* STATED TASK
The material below has pictures in it. Set down only the lines from the line containing "Clone this chart in matplotlib." through the line containing "FixedLocator, FixedFormatter, NullFormatter", word for word, and leave the pictures behind.

* DATA RECORDS
Begin

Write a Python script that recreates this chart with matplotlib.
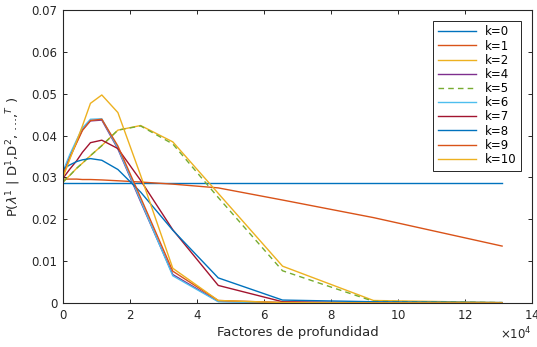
import numpy as np
import matplotlib
matplotlib.use('Agg')
import matplotlib.pyplot as plt
from matplotlib.ticker import ScalarFormatter, FixedLocator, FuncFormatter

# depth factors (2^n)
depth = [1, 2048, 4096, 5793, 8192, 11585, 16384, 23170, 32768, 46341, 65536, 92682, 131072]

k0 = [0.0286, 0.0286, 0.0286, 0.0286, 0.0286, 0.0286, 0.0286, 0.0286, 0.0286, 0.0286, 0.0286, 0.0286, 0.0286]
k1 = [0.0296, 0.0296, 0.0296, 0.0295, 0.0295, 0.0294, 0.0292, 0.0289, 0.0284, 0.0275, 0.0246, 0.0204, 0.0136]
k2 = [0.0289, 0.0305, 0.0322, 0.0334, 0.0352, 0.0376, 0.0413, 0.0424, 0.0385, 0.0262, 0.0088, 0.0006, 0.0001]
k4 = [0.0310, 0.0350, 0.0385, 0.0414, 0.0435, 0.0437, 0.0368, 0.0242, 0.0068, 0.0004, 0.0001, 0.0, 0.0]
k5 = [0.0289, 0.0305, 0.0322, 0.0334, 0.0352, 0.0376, 0.0413, 0.0423, 0.0380, 0.0252, 0.0077, 0.0004, 0.0001]
k6 = [0.0315, 0.0355, 0.0390, 0.0418, 0.0439, 0.0440, 0.0370, 0.0245, 0.0065, 0.0003, 0.0, 0.0, 0.0]
k7 = [0.0298, 0.0320, 0.0340, 0.0360, 0.0383, 0.0389, 0.0369, 0.0293, 0.0175, 0.0042, 0.0003, 0.0001, 0.0]
k8 = [0.0320, 0.0330, 0.0338, 0.0342, 0.0345, 0.0341, 0.0319, 0.0265, 0.0174, 0.0060, 0.0007, 0.0003, 0.0001]
k9 = [0.0305, 0.0347, 0.0383, 0.0412, 0.0436, 0.0439, 0.0375, 0.0252, 0.0076, 0.0006, 0.0001, 0.0, 0.0]
k10 = [0.0300, 0.0344, 0.0387, 0.0423, 0.0477, 0.0497, 0.0455, 0.0305, 0.0083, 0.0006, 0.0001, 0.0, 0.0]

labels = ['k=0', 'k=1', 'k=2', 'k=4', 'k=5', 'k=6', 'k=7', 'k=8', 'k=9', 'k=10']
series = [k0, k1, k2, k4, k5, k6, k7, k8, k9, k10]
colors = ['#0072BD', '#D95319', '#EDB120', '#7E2F8E', '#77AC30',
          '#4DBEEE', '#A2142F', '#0072BD', '#D95319', '#EDB120']

plt.rcParams['font.family'] = ['DejaVu Sans']
fig = plt.figure(figsize=(5.37, 3.47), dpi=100)
ax = fig.add_axes([63/537, 44/347, 469/537, 293/347])

for lab, ys, c in zip(labels, series, colors):
    if lab == 'k=5':
        ax.plot(depth, ys, color=c, lw=1.0, dashes=(4, 3), label=lab)
    else:
        ax.plot(depth, ys, color=c, lw=1.0, label=lab)

ax.set_xlim(0, 140000)
ax.set_ylim(0, 0.07)
ax.xaxis.set_major_locator(FixedLocator(np.arange(0, 140001, 20000)))
ax.yaxis.set_major_locator(FixedLocator(np.arange(0, 0.0701, 0.01)))
fmt = ScalarFormatter(useMathText=True)
fmt.set_powerlimits((4, 4))
ax.xaxis.set_major_formatter(fmt)
ax.yaxis.set_major_formatter(FuncFormatter(lambda v, p: '0' if abs(v) < 1e-9 else f'{v:.2f}'))

dark = '#262626'
for s in ax.spines.values():
    s.set_color(dark)
    s.set_linewidth(0.8)
ax.tick_params(direction='in', length=3, width=0.7, colors=dark, labelsize=8.5,
               top=True, right=True, pad=4)
ax.xaxis.get_offset_text().set_fontsize(8.5)
ax.xaxis.get_offset_text().set_color(dark)

ax.set_xlabel('Factores de profundidad', fontsize=9.5, color=dark, labelpad=3)
ax.set_ylabel(r'P($\lambda^1$ | D$^1$,D$^2$, ...,$^T$ )', fontsize=9.5, color=dark, labelpad=6)

leg = ax.legend(loc='upper right', fontsize=8.5, handlelength=3.2, labelspacing=0.1,
                fancybox=False, framealpha=1, edgecolor=dark, borderpad=0.4,
                borderaxespad=0.9)
leg.get_frame().set_linewidth(0.7)

fig.savefig('out.png', dpi=100)
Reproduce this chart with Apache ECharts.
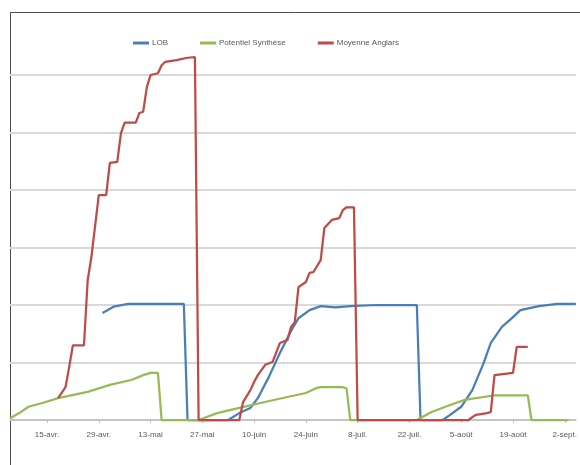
<!DOCTYPE html>
<html><head><meta charset="utf-8">
<script src="https://cdn.jsdelivr.net/npm/echarts@6/dist/echarts.min.js"></script>
<style>html,body{margin:0;padding:0;background:#fff}#c{width:580px;height:465px}</style>
</head><body><div id="c"></div><script>
// Date range shown (one category per day)
const startDate = '2013-04-05';
const dayCount = 154;
const monthNames = ['janv.','févr.','mars','avr.','mai','juin','juil.','août','sept.','oct.','nov.','déc.'];
const firstLabelDay = '04-15';
const labelStepDays = 14;

const seriesNames = ['LOB', 'Potentiel Synthèse', 'Moyenne Anglars'];

// LOB
const lobDates = ['04-30','05-03','05-07','05-22','05-23','06-03','06-06','06-09','06-11','06-14','06-17','06-20','06-22','06-25','06-28','07-02','07-06','07-13','07-24','07-25','07-31','08-02','08-05','08-08','08-11','08-13','08-16','08-19','08-21','08-26','08-31','09-05'];
const lobValues = [18.6,19.7,20.2,20.2,0,0,1.2,2.1,3.8,7.5,11.7,15.5,17.7,19.1,19.8,19.6,19.8,20.0,20.0,0,0,0.9,2.3,5.2,9.8,13.4,16.2,17.9,19.1,19.8,20.2,20.2];

// Potentiel Synthèse
const potDates = ['04-05','04-08','04-10','04-14','04-18','04-26','05-02','05-08','05-11','05-13','05-15','05-16','05-26','05-31','06-06','06-12','06-19','06-24','06-27','06-28','07-04','07-05','07-06','07-24','07-28','08-02','08-06','08-11','08-14','08-23','08-24','09-03'];
const potValues = [0.3,1.4,2.3,3.0,3.8,4.9,6.1,7.0,7.8,8.2,8.2,0,0,1.2,2.1,3.0,4.0,4.7,5.6,5.7,5.7,5.5,0,0,1.4,2.6,3.5,4.0,4.3,4.3,0,0];

// Moyenne Anglars
const moyDates = ['04-18','04-20','04-21','04-22','04-25','04-26','04-27','04-29','05-01','05-02','05-04','05-05','05-06','05-09','05-10','05-11','05-12','05-13','05-15','05-16','05-17','05-20','05-23','05-25','05-26','06-06','06-07','06-09','06-10','06-11','06-13','06-15','06-17','06-19','06-20','06-21','06-22','06-24','06-25','06-26','06-28','06-29','07-01','07-03','07-04','07-05','07-07','07-08','08-07','08-08','08-09','08-12','08-13','08-14','08-19','08-20','08-23'];
const moyValues = [3.8,5.7,9.2,13.0,13.0,24.3,28.3,39.1,39.1,44.7,44.9,49.9,51.7,51.7,53.4,53.6,57.9,60.0,60.3,61.7,62.3,62.6,63.0,63.1,0,0,3.1,5.2,6.6,7.8,9.6,10.1,13.4,13.9,16.2,17.0,23.1,24.0,25.6,25.7,27.8,33.4,34.8,35.1,36.5,37.0,37.0,0,0,0.5,0.9,1.2,1.4,7.8,8.2,12.7,12.7];

// build categories
const categories = [];
const d0 = new Date(startDate + 'T00:00:00Z');
for (let i = 0; i < dayCount; i++) {
  const d = new Date(d0.getTime() + i * 86400000);
  const mm = String(d.getUTCMonth() + 1).padStart(2, '0');
  const dd = String(d.getUTCDate()).padStart(2, '0');
  categories.push(mm + '-' + dd);
}
const firstLabelIdx = categories.indexOf(firstLabelDay);
const showIdx = (i) => i >= firstLabelIdx && (i - firstLabelIdx) % labelStepDays === 0;
const fmt = (c) => {
  const p = c.split('-');
  return parseInt(p[1], 10) + '-' + monthNames[parseInt(p[0], 10) - 1];
};
const pairs = (ds, vs) => ds.map((d, i) => [d, vs[i]]);

const colors = ['#4a7ebb', '#98b954', '#be4b48'];
const chart = echarts.init(document.getElementById('c'), null, {renderer: 'canvas'});
chart.setOption({
  animation: false,
  backgroundColor: '#fff',
  color: colors,
  graphic: [{
    type: 'rect', left: 8, top: 10, z: -1,
    shape: {x: 0.5, y: 0.5, width: 620, height: 520},
    style: {fill: 'none', stroke: '#4d4d4d', lineWidth: 1}
  }],
  legend: {
    left: 128, top: 34,
    itemWidth: 16, itemHeight: 3, itemGap: 32, icon: 'rect',
    textStyle: {fontFamily: 'Liberation Sans', fontSize: 8, color: '#595959', padding: [0, 0, 0, -2]},
    data: seriesNames
  },
  grid: {left: 10, right: 2, top: 75, bottom: 45, containLabel: false},
  xAxis: {
    type: 'category', data: categories, boundaryGap: false,
    axisLine: {lineStyle: {color: '#bfbfbf', width: 1.5}},
    axisTick: {interval: (i) => showIdx(i), length: 3, lineStyle: {color: '#bfbfbf'}},
    axisLabel: {interval: (i) => showIdx(i), formatter: fmt, margin: 11, hideOverlap: false,
      fontFamily: 'Liberation Sans', fontSize: 8, color: '#595959'},
    splitLine: {show: false}
  },
  yAxis: {
    type: 'value', min: 0, max: 60, interval: 10,
    axisLabel: {show: false}, axisTick: {show: false}, axisLine: {show: false},
    splitLine: {lineStyle: {color: '#d9d9d9', width: 2}}
  },
  series: [
    {name: seriesNames[0], type: 'line', data: pairs(lobDates, lobValues), symbol: 'none', clip: false, lineStyle: {width: 2.25}},
    {name: seriesNames[1], type: 'line', data: pairs(potDates, potValues), symbol: 'none', clip: false, lineStyle: {width: 2.25}},
    {name: seriesNames[2], type: 'line', data: pairs(moyDates, moyValues), symbol: 'none', clip: false, lineStyle: {width: 2.25}}
  ]
});
</script></body></html>
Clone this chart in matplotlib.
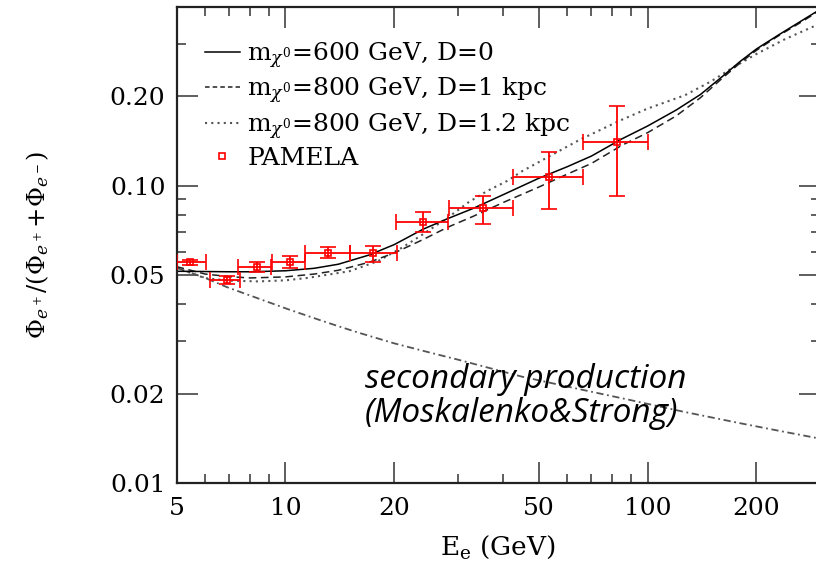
import matplotlib.pyplot as plt
from matplotlib.lines import Line2D
from matplotlib.legend_handler import HandlerLine2D
from matplotlib.ticker import FixedLocator, FixedFormatter, NullFormatter

plt.rcParams['font.family'] = ['DejaVu Serif']
plt.rcParams['mathtext.fontset'] = 'dejavuserif'

# model curves: energy (GeV) vs positron fraction
e_solid = [5, 6, 7, 8, 10, 12, 14, 17, 20, 24, 28, 33, 40, 50, 60, 70, 85, 100,
           120, 140, 160, 180, 200, 230, 260, 300]
f_solid = [0.0516, 0.0515, 0.0514, 0.0514, 0.0518, 0.0528, 0.0545, 0.0585, 0.0635,
           0.0715, 0.0775, 0.0840, 0.0935, 0.1060, 0.1160, 0.1260, 0.1440, 0.1590,
           0.1800, 0.2030, 0.2320, 0.2620, 0.2890, 0.3220, 0.3530, 0.3930]

e_dash = [5, 6, 7, 8, 10, 12, 14, 17, 20, 24, 28, 33, 40, 50, 60, 70, 85, 100,
          120, 140, 160, 180, 200, 230, 260, 300]
f_dash = [0.0535, 0.0505, 0.0495, 0.0490, 0.0494, 0.0505, 0.0520, 0.0553, 0.0595,
          0.0660, 0.0725, 0.0790, 0.0880, 0.0990, 0.1095, 0.1190, 0.1370, 0.1510,
          0.1720, 0.1980, 0.2290, 0.2590, 0.2860, 0.3200, 0.3500, 0.3900]

e_dot = [5, 6, 7, 8.4, 10, 11.5, 13, 15, 18, 21, 24, 28, 32, 36, 41, 45, 55, 65,
         84, 100, 127, 150, 172, 200, 240, 300]
f_dot = [0.0530, 0.0489, 0.0480, 0.0477, 0.0481, 0.0490, 0.0502, 0.0516, 0.0558,
         0.0620, 0.0688, 0.0780, 0.0880, 0.0960, 0.1040, 0.1120, 0.1280, 0.1430,
         0.1660, 0.1820, 0.2020, 0.2250, 0.2500, 0.2780, 0.3120, 0.3520]

# secondary production (Moskalenko & Strong)
e_sec = [5, 6, 6.9, 8.5, 10.2, 12.4, 14, 16, 20, 25, 30, 45, 66, 90, 125, 180, 230, 300]
f_sec = [0.0530, 0.0490, 0.0456, 0.0416, 0.0384, 0.0354, 0.0337, 0.0320, 0.0295,
         0.0275, 0.0260, 0.0228, 0.0206, 0.0190, 0.0174, 0.0159, 0.0150, 0.0141]

# PAMELA positron fraction
pam_e = [5.45, 6.9, 8.35, 10.3, 13.1, 17.5, 24.0, 35.2, 53.6, 82.6]
pam_e_lo = [5.0, 6.2, 7.4, 9.2, 11.3, 15.1, 20.2, 28.3, 42.5, 66.3]
pam_e_hi = [6.05, 7.5, 9.1, 11.3, 15.1, 20.3, 28.1, 42.5, 66.3, 100.5]
pam_f = [0.0555, 0.0482, 0.0532, 0.0555, 0.0594, 0.0594, 0.0755, 0.0842, 0.1068, 0.1400]
pam_f_lo = [0.0541, 0.0466, 0.0512, 0.0529, 0.0573, 0.0555, 0.0699, 0.0743, 0.0836, 0.0924]
pam_f_hi = [0.0565, 0.0499, 0.0554, 0.0580, 0.0621, 0.0630, 0.0817, 0.0923, 0.1300, 0.1863]

x_major = [5, 10, 20, 50, 100, 200]
x_minor = [6, 7, 8, 9, 30, 40, 60, 70, 80, 90, 300]
y_major = [0.01, 0.02, 0.05, 0.1, 0.2]
y_labels = ['0.01', '0.02', '0.05', '0.10', '0.20']
y_minor = [0.03, 0.04, 0.06, 0.07, 0.08, 0.09, 0.3, 0.4]


class MarkerAtRight(HandlerLine2D):
    # put the legend marker near the right end of the handle
    def get_xdata(self, legend, xdescent, ydescent, width, height, fontsize):
        xdata = [-xdescent, -xdescent + width]
        return xdata, [-xdescent + width * 0.9]


fig = plt.figure(figsize=(8.16, 5.65), dpi=100)
ax = fig.add_axes([0.2163, 0.1451, 0.7889, 0.8425])
ax.set_xscale('log')
ax.set_yscale('log')
ax.set_xlim(5, 300)
ax.set_ylim(0.01, 0.4)

ax.plot(e_sec, f_sec, color='#555555', lw=1.3, dashes=(4, 2, 1, 2))
ax.plot(e_dot, f_dot, color='#555555', lw=1.5, dashes=(1, 2))
ax.plot(e_dash, f_dash, color='#222222', lw=1.1, dashes=(5, 3))
ax.plot(e_solid, f_solid, color='black', lw=1.1)

xerr = [[c - lo for c, lo in zip(pam_e, pam_e_lo)], [hi - c for c, hi in zip(pam_e, pam_e_hi)]]
yerr = [[c - lo for c, lo in zip(pam_f, pam_f_lo)], [hi - c for c, hi in zip(pam_f, pam_f_hi)]]
ax.errorbar(pam_e, pam_f, xerr=xerr, yerr=yerr, fmt='s', ms=4, mfc='none',
            mec='red', mew=1.2, ecolor='red', elinewidth=1.3, capsize=5.5,
            capthick=1.3, zorder=5)

ax.text(16.6, 0.0254, 'secondary production\n(Moskalenko&Strong)',
        family=['Open Sans', 'DejaVu Sans'], style='italic', fontsize=24,
        va='top', ha='left', linespacing=1.05)

handles = [Line2D([], [], color='black', lw=1.1),
           Line2D([], [], color='#222222', lw=1.1, dashes=(3, 2)),
           Line2D([], [], color='#555555', lw=1.5, dashes=(1, 2)),
           Line2D([], [], ls='none', marker='s', ms=4, mfc='none', mec='red', mew=1.2)]
labels = [r'$\mathregular{m}_{\chi^0}$=600 GeV, D=0',
          r'$\mathregular{m}_{\chi^0}$=800 GeV, D=1 kpc',
          r'$\mathregular{m}_{\chi^0}$=800 GeV, D=1.2 kpc',
          'PAMELA']
ax.legend(handles, labels, loc='upper left', bbox_to_anchor=(0.044, 0.93),
          frameon=False, fontsize=18, handlelength=1.4, handletextpad=0.3,
          labelspacing=0.2, borderpad=0, borderaxespad=0,
          handler_map={handles[3]: MarkerAtRight()})

ax.xaxis.set_major_locator(FixedLocator(x_major))
ax.xaxis.set_major_formatter(FixedFormatter([str(v) for v in x_major]))
ax.xaxis.set_minor_locator(FixedLocator(x_minor))
ax.xaxis.set_minor_formatter(NullFormatter())
ax.yaxis.set_major_locator(FixedLocator(y_major))
ax.yaxis.set_major_formatter(FixedFormatter(y_labels))
ax.yaxis.set_minor_locator(FixedLocator(y_minor))
ax.yaxis.set_minor_formatter(NullFormatter())

ax.tick_params(which='both', direction='in', top=True, right=True, color='#333333')
ax.tick_params(which='major', length=15, width=1.1, labelsize=18)
ax.tick_params(which='minor', length=6.5, width=1.1)
ax.tick_params(axis='x', pad=10)
ax.tick_params(axis='y', pad=8)
for sp in ax.spines.values():
    sp.set_linewidth(1.6)
    sp.set_color('#222222')

ax.set_xlabel(r'$\mathregular{E_e}$ (GeV)', fontsize=19, labelpad=10)
ax.set_ylabel(r'$\Phi_{e^+}/(\Phi_{e^+}\!+\!\Phi_{e^-})$', fontsize=17.5, labelpad=42)

fig.savefig('out.png', dpi=100)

End

* SOLUTION FOR THIS TASK
Clone this chart in matplotlib.
import matplotlib.pyplot as plt
from matplotlib.lines import Line2D
from matplotlib.legend_handler import HandlerLine2D
from matplotlib.ticker import FixedLocator, FixedFormatter, NullFormatter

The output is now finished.